The Company’s system uses a concentrating solar dish with mirrors to concentrate the sun’s energy to power a high-efficiency gas turbine engine.
Southwest Solar Technologies Inc. announced an agreement with Burns & McDonnell Engineering to research and test new solar technology at the Southwest Solar Research Park in Phoenix, Arizona. Southwest Solar’s 18-acre, state-of-the-art, secured facility is located just south of Sky Harbor Airport. The focal point of the facility is a 75-foot diameter concentrating solar dish. This dish is the largest commercial solar dish in North America, one of the largest in the world.
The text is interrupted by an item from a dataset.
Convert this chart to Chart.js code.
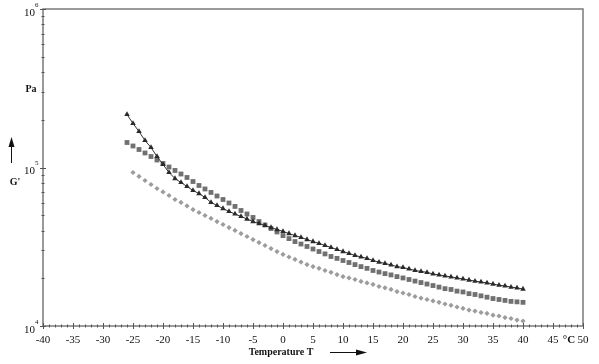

“We welcome these fine companies to the Research Park, who join other innovators as we all work to advance the solar energy industry”. Burns & McDonnell is leading a collaboration with Abound Solar, Inc., a leading manufacturer of next-generation, cadmium telluride thin-film photovoltaic modules, Suntech Power Holdings Ltd., the world’s largest producer of photovoltaic modules, and Power-One, Inc., a leading manufacturer of renewable energy and energy-efficient power conversion and management solutions, to install a 3.5kW photovoltaic (PV) test system. Burns & McDonnell provides engineering, architecture, construction, environmental and consulting services to clients throughout the world.
The 3.5 kW installations will consist of three solar arrays configured with test instrumentation with the primary objective to determine the effect of different types and amounts of cooling on the test arrays. Additionally, the arrays will be adjustable so that the effects of varying tilt angles can be tested. Two different types of solar modules, Thin Film and Crystalline Silicon, will be compared to see their performance relative to different ambient conditions. Lastly, long-term performance data will be collected on both the modules and the inverters.
“We welcome these fine companies to the Research Park, who join other innovators as we all work to advance the solar energy industry,” said Brad Forst, CEO of Southwest Solar Technologies.
Southwest Solar is working on renewable energy’s toughest problems: mitigating intermittency, eliminating water use, and reducing the significant capital costs associated with solar energy solutions. The Company’s system uses a concentrating solar dish with mirrors to concentrate the sun’s energy to power a high-efficiency gas turbine engine. This is a unique approach utilizing concentrating solar power (CSP) while using no cooling water, and with the capability of firm power using backup fuel and energy storage. The first solar dish-turbine system is under testing at the Southwest Solar Research Park in Phoenix, Arizona.